Free to Die For their Country by Eric Muller
In the spring of 1942, the federal government forced West Coast Japanese Americans into detainment camps on suspicion of disloyalty. Two years later, the government demanded even more, drafting them into the same military that had been guarding them as subversives. Most of these Americans complied, but Free to Die for Their Country is the first book to tell the powerful story of those who refused. Based on years of research and personal interviews, Eric L. Muller re-creates the emotions and events that followed the arrival of those draft notices, revealing a dark and complex chapter of America’s history.
Letters from the 442 by Minoru Masuda, Hana Masuda and Dianne Bridgman
This is the first collection of letters by a member of the legendary 442nd Combat Team, which served in Italy and France during World War II. Written to his wife by a medic serving with the segregated Japanese American unit, the letters describe a soldier’s daily life.
On the Corner of Bitter and Sweet by Jamie Ford
A story of a Chinese boy who grows into a man during WWII and how he tried to live by his beliefs after befriending a Japanese American girl. (Fiction)
Snow Falling on Cedars by David Guterson
In 1954 a fisherman is found drowned near San Piedro Island and a Japanese American named Kubuo Miyamoto is charged with his murder. (Fiction)
Displacement by Kiki Hughes
Kiku, a modern-day Japanese American, is visiting her late grandmother’s house in San Francisco when she is suddenly pulled back in time to 1940s California. Faced with the challenges of forced relocation and imprisonment, Kiku not only witnesses how Japanese Americans managed to create community and commit acts of resistance but gains a deeper understanding of her grandmother. (Fiction)

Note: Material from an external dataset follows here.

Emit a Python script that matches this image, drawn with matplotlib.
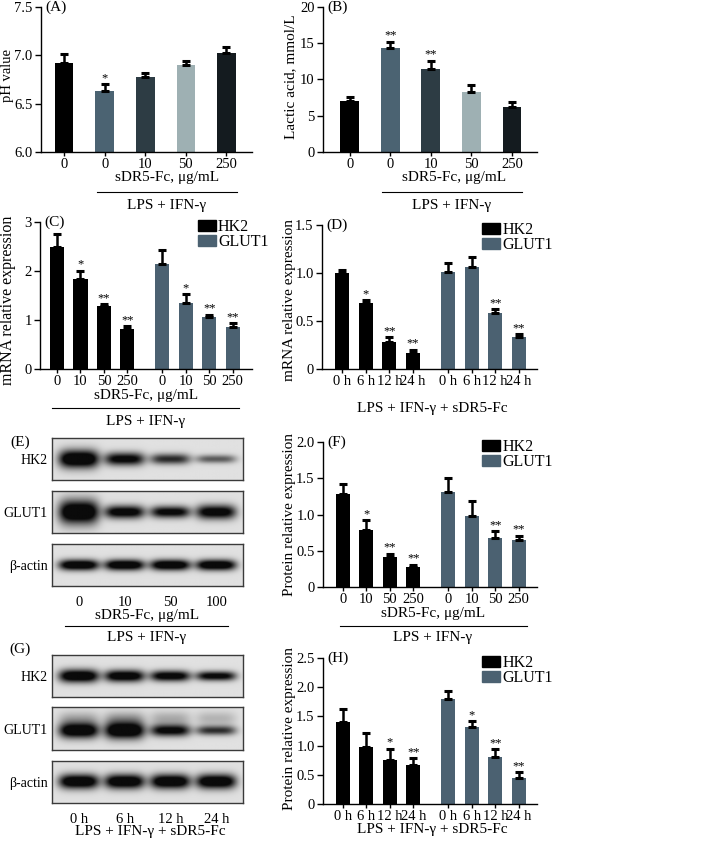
import numpy as np
import matplotlib.pyplot as plt
from matplotlib.patches import Patch
from matplotlib.lines import Line2D

plt.rcParams['font.family'] = ['Liberation Serif', 'DejaVu Serif']
plt.rcParams['font.size'] = 11

# ---- data ----
# (A) pH of the medium
dose_labels = ['0', '0', '10', '50', '250']
ph_mean = [6.92, 6.63, 6.78, 6.90, 7.02]
ph_err = [0.09, 0.07, 0.04, 0.04, 0.07]
ph_stars = ['', '*', '', '', '']

# (B) lactic acid
lac_mean = [7.0, 14.3, 11.5, 8.3, 6.2]
lac_err = [0.6, 0.9, 1.1, 1.0, 0.7]
lac_stars = ['', '**', '**', '', '']

group_doses = ['0', '10', '50', '250']
group_times = ['0 h', '6 h', '12 h', '24 h']

# (C) mRNA vs dose
c_hk2 = [2.50, 1.84, 1.29, 0.82]
c_hk2_err = [0.25, 0.17, 0.03, 0.06]
c_hk2_stars = ['', '*', '**', '**']
c_glut1 = [2.15, 1.35, 1.06, 0.85]
c_glut1_err = [0.28, 0.18, 0.05, 0.09]
c_glut1_stars = ['', '*', '**', '**']

# (D) mRNA vs time
d_hk2 = [1.00, 0.69, 0.28, 0.17]
d_hk2_err = [0.03, 0.03, 0.05, 0.03]
d_hk2_stars = ['', '*', '**', '**']
d_glut1 = [1.01, 1.06, 0.58, 0.33]
d_glut1_err = [0.09, 0.11, 0.04, 0.03]
d_glut1_stars = ['', '', '**', '**']

# (F) protein vs dose
f_hk2 = [1.28, 0.79, 0.41, 0.28]
f_hk2_err = [0.14, 0.13, 0.05, 0.03]
f_hk2_stars = ['', '*', '**', '**']
f_glut1 = [1.31, 0.98, 0.67, 0.65]
f_glut1_err = [0.20, 0.21, 0.10, 0.06]
f_glut1_stars = ['', '', '**', '**']

# (H) protein vs time
h_hk2 = [1.40, 0.98, 0.75, 0.66]
h_hk2_err = [0.23, 0.23, 0.20, 0.12]
h_hk2_stars = ['', '', '*', '**']
h_glut1 = [1.80, 1.32, 0.80, 0.44]
h_glut1_err = [0.14, 0.10, 0.14, 0.10]
h_glut1_stars = ['', '*', '**', '**']

# western blots: band darkness and band thickness (px)
e_lanes = ['0', '10', '50', '100']
e_hk2_band = [1.0, 0.80, 0.62, 0.45]
e_hk2_thick = [15, 11, 9, 7]
e_glut1_band = [1.0, 0.85, 0.80, 0.85]
e_glut1_thick = [20, 11, 10, 12]
e_actin_band = [0.95, 0.95, 0.95, 0.95]
e_actin_thick = [9, 9, 9, 9]

g_lanes = ['0 h', '6 h', '12 h', '24 h']
g_hk2_band = [0.95, 0.90, 0.85, 0.80]
g_hk2_thick = [11, 10, 9, 8]
g_glut1_band = [0.95, 1.0, 0.80, 0.60]
g_glut1_thick = [13, 14, 10, 8]
g_glut1_smear = [0.18, 0.22, 0.18, 0.15]
g_actin_band = [0.95, 0.95, 0.95, 0.95]
g_actin_thick = [12, 12, 12, 12]

ab_colors = ['#000000', '#4b6372', '#2d3c44', '#9eb0b3', '#141b1f']
HK2_C = '#000000'
GLUT_C = '#4b6171'

W, H = 708, 842
fig = plt.figure(figsize=(W / 100, H / 100), dpi=100)


def px_axes(l, t, r, b):
    return fig.add_axes([l / W, 1 - b / H, (r - l) / W, (b - t) / H])


def ftext(x, y, s, **kw):
    kw.setdefault('ha', 'center')
    kw.setdefault('va', 'center')
    fig.text(x / W, 1 - y / H, s, **kw)


def hline(x0, x1, y):
    fig.add_artist(Line2D([x0 / W, x1 / W], [1 - y / H, 1 - y / H],
                          color='black', lw=0.8))


def style(ax, ylim, yticks, ylabels, letter):
    for s in ['top', 'right']:
        ax.spines[s].set_visible(False)
    for s in ['left', 'bottom']:
        ax.spines[s].set_linewidth(1)
    ax.set_ylim(*ylim)
    ax.set_yticks(yticks)
    ax.set_yticklabels(ylabels)
    ax.tick_params(direction='out', length=4, width=1, labelsize=10.5, pad=2)
    ax.tick_params(axis='x', length=3, pad=1.5)
    ax.annotate(letter, xy=(0, 1), xycoords='axes fraction', xytext=(3, 0),
                textcoords='offset points', ha='left', va='center', fontsize=11)


def bars(ax, x, vals, errs, colors, stars, width):
    ax.bar(x, vals, width, color=colors)
    ax.errorbar(x, vals, yerr=[np.zeros(len(vals)), errs], fmt='none',
                ecolor='black', elinewidth=1.8, capsize=3, capthick=2.2)
    for xi, v, e, s in zip(x, vals, errs, stars):
        if s:
            ax.annotate(s, (xi, v + e), xytext=(0, 0), textcoords='offset points',
                        ha='center', va='bottom', fontsize=9)


def grouped(ax, hk2, hk2_err, hk2_st, glut, glut_err, glut_st, labels, xlim):
    p1 = np.arange(4)
    p2 = np.arange(4) + 4.5
    bars(ax, p1, hk2, hk2_err, HK2_C, hk2_st, 0.6)
    bars(ax, p2, glut, glut_err, GLUT_C, glut_st, 0.6)
    ax.set_xticks(np.concatenate([p1, p2]))
    ax.set_xticklabels(labels + labels)
    ax.set_xlim(*xlim)
    ax.legend(handles=[Patch(color=HK2_C, label='HK2'), Patch(color=GLUT_C, label='GLUT1')],
              loc='upper left', bbox_to_anchor=(0.745, 1.02), frameon=False,
              handlelength=1.1, handleheight=0.7, handletextpad=0.15,
              labelspacing=-0.05, borderaxespad=0, borderpad=0, fontsize=11.5)


def blot(ax, band, thick, box_w, box_h, smear=None, yshift=0.0):
    lanes = 0.14 + 0.24 * np.arange(4)
    ny, nx = 90, 400
    yy, xx = np.mgrid[0:box_h:ny * 1j, 0:1:nx * 1j]
    yc = box_h / 2 - yshift
    dens = np.zeros_like(xx)
    for i, c in enumerate(lanes):
        gx = np.exp(-np.abs((xx - c) / 0.105) ** 4)
        gy = np.exp(-4 * np.log(2) * ((yy - yc) / thick[i]) ** 2)
        dens += band[i] * gx * gy
        if smear is not None:
            gs = np.exp(-4 * np.log(2) * ((yy - yc - 12) / 12) ** 2)
            dens += smear[i] * gx * gs
    img = 0.88 - 0.84 * np.clip(1.4 * dens, 0, 1)
    ax.imshow(img, cmap='gray', vmin=0, vmax=1, extent=[0, 1, 0, 1],
              aspect='auto', origin='lower', interpolation='bilinear')
    ax.set_xlim(0, 1)
    ax.set_ylim(0, 1)
    for s in ax.spines.values():
        s.set_color('#3a3a3a')
        s.set_linewidth(1)
    ax.set_xticks([])
    ax.tick_params(axis='y', length=0, labelsize=10, pad=3)
    ax.tick_params(axis='x', length=0, labelsize=10.5, pad=7)
    return lanes


# ---- (A) ----
axA = px_axes(41, 7, 252, 152)
bars(axA, np.arange(5), ph_mean, ph_err, ab_colors, ph_stars, 0.46)
style(axA, (6.0, 7.5), [6.0, 6.5, 7.0, 7.5], ['6.0', '6.5', '7.0', '7.5'], '(A)')
axA.set_xticks(np.arange(5))
axA.set_xticklabels(dose_labels)
axA.set_xlim(-0.57, 4.63)
ftext(7, 76, 'pH value', rotation=90, fontsize=10.5)
ftext(167, 178, 'sDR5-Fc, μg/mL')
hline(97, 237, 192)
ftext(167, 205, 'LPS + IFN-γ')

# ---- (B) ----
axB = px_axes(323, 7, 537, 152)
bars(axB, np.arange(5), lac_mean, lac_err, ab_colors, lac_stars, 0.46)
style(axB, (0, 20), [0, 5, 10, 15, 20], ['0', '5', '10', '15', '20'], '(B)')
axB.set_xticks(np.arange(5))
axB.set_xticklabels(dose_labels)
axB.set_xlim(-0.66, 4.62)
ftext(291, 77, 'Lactic acid, mmol/L', rotation=90, fontsize=11)
ftext(454, 178, 'sDR5-Fc, μg/mL')
hline(382, 522, 192)
ftext(452, 205, 'LPS + IFN-γ')

# ---- (C) ----
axC = px_axes(40, 222, 252, 369)
grouped(axC, c_hk2, c_hk2_err, c_hk2_stars, c_glut1, c_glut1_err, c_glut1_stars,
        group_doses, (-0.73, 8.33))
style(axC, (0, 3), [0, 1, 2, 3], ['0', '1', '2', '3'], '(C)')
ftext(8, 300, 'mRNA relative expression', rotation=90, fontsize=11.5)
ftext(146, 396, 'sDR5-Fc, μg/mL')
hline(52, 239, 408)
ftext(146, 421, 'LPS + IFN-γ')

# ---- (D) ----
axD = px_axes(322, 225, 537, 369)
grouped(axD, d_hk2, d_hk2_err, d_hk2_stars, d_glut1, d_glut1_err, d_glut1_stars,
        group_times, (-0.87, 8.28))
style(axD, (0, 1.5), [0, 0.5, 1.0, 1.5], ['0', '0.5', '1.0', '1.5'], '(D)')
ftext(289, 300, 'mRNA relative expression', rotation=90, fontsize=11)
ftext(432, 409, 'LPS + IFN-γ + sDR5-Fc')

# ---- (E) blots ----
e_rows = [('HK2', e_hk2_band, e_hk2_thick, 438, 480),
          ('GLUT1', e_glut1_band, e_glut1_thick, 491, 533),
          ('β-actin', e_actin_band, e_actin_thick, 544, 586)]
for name, band, thick, t, b in e_rows:
    ax = px_axes(52, t, 243, b)
    lanes = blot(ax, band, thick, 191, b - t)
    ax.set_yticks([0.5])
    ax.set_yticklabels([name])
ax.set_xticks(lanes)
ax.set_xticklabels(e_lanes)
ftext(20, 442, '(E)')
ftext(147, 615, 'sDR5-Fc, μg/mL')
hline(65, 228, 626)
ftext(147, 637, 'LPS + IFN-γ')

# ---- (F) ----
axF = px_axes(323, 442, 537, 587)
grouped(axF, f_hk2, f_hk2_err, f_hk2_stars, f_glut1, f_glut1_err, f_glut1_stars,
        group_doses, (-0.85, 8.28))
style(axF, (0, 2.0), [0, 0.5, 1.0, 1.5, 2.0], ['0', '0.5', '1.0', '1.5', '2.0'], '(F)')
ftext(289, 514, 'Protein relative expression', rotation=90, fontsize=11)
ftext(433, 614, 'sDR5-Fc, μg/mL')
hline(340, 527, 626)
ftext(433, 638, 'LPS + IFN-γ')

# ---- (G) blots ----
g_rows = [('HK2', g_hk2_band, g_hk2_thick, None, 655, 697),
          ('GLUT1', g_glut1_band, g_glut1_thick, g_glut1_smear, 707, 750),
          ('β-actin', g_actin_band, g_actin_thick, None, 761, 803)]
for name, band, thick, smear, t, b in g_rows:
    ax = px_axes(52, t, 243, b)
    shift = 2.0 if smear is not None else 0.0
    lanes = blot(ax, band, thick, 191, b - t, smear=smear, yshift=shift)
    ax.set_yticks([0.5])
    ax.set_yticklabels([name])
ax.set_xticks(lanes)
ax.set_xticklabels(g_lanes)
ftext(20, 649, '(G)')
ftext(150, 832, 'LPS + IFN-γ + sDR5-Fc')

# ---- (H) ----
axH = px_axes(323, 658, 537, 804)
grouped(axH, h_hk2, h_hk2_err, h_hk2_stars, h_glut1, h_glut1_err, h_glut1_stars,
        group_times, (-0.85, 8.28))
style(axH, (0, 2.5), [0, 0.5, 1.0, 1.5, 2.0, 2.5],
      ['0', '0.5', '1.0', '1.5', '2.0', '2.5'], '(H)')
ftext(289, 729, 'Protein relative expression', rotation=90, fontsize=11)
ftext(432, 830, 'LPS + IFN-γ + sDR5-Fc')

fig.savefig('out.png', dpi=100)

We Are Not Free by Traci Chee
Fourteen Japanese American teenagers find their lives turned upside down when they are removed from their homes and forced into incarceration camps. In a world that seems determined to hate them, these young Nisei must rally together as racism and injustice threaten to pull them apart. (Fiction)
FILMS
All We Could Carry
Academy Award-winning filmmaker Steven Okazaki, whose own father was sent to Heart Mountain, captures this essential piece of history in a way that is both compelling and relatable: providing vivid accounts of daily life in the camps as well as the resilience of those imprisoned there.
Days of Waiting
Days of Waiting is a poignant documentary about an extraordinary woman, artist Estelle Ishigo, one of the few Caucasians to be interned with 110,000 Japanese Americans in 1942. During her internment, Estelle recorded the rigors and deprivations of camp life with unusual insight, her sketches and watercolors forming a moving portrait of the lives of the internees, the struggle to keep their health, dignity and hope alive.
A Flicker in Eternity
A Flicker in Eternity is the coming-of-age tale of Stanley Hayami, a talented young teenager caught between his dream of becoming a writer/artist and his duty to his country. Based on Hayami’s own diary (like the book, Anne Frank: The Diary of a Young Girl), this documentary is the firsthand account of a 15-year-old thrust into the turmoil of World War II and is a poignant reminder of the indignity of incarceration and the tragedy of war. Through Stanley’s endearing cartoons and witty observations, this film chronicles his life behind barbed wire and as a soldier in the 442nd Regimental Combat Team. It is based on his diary and letters, which are archived at the Japanese American National Museum, and Joanne Oppenheim’s annotations from Stanley Hayami, Nisei Son.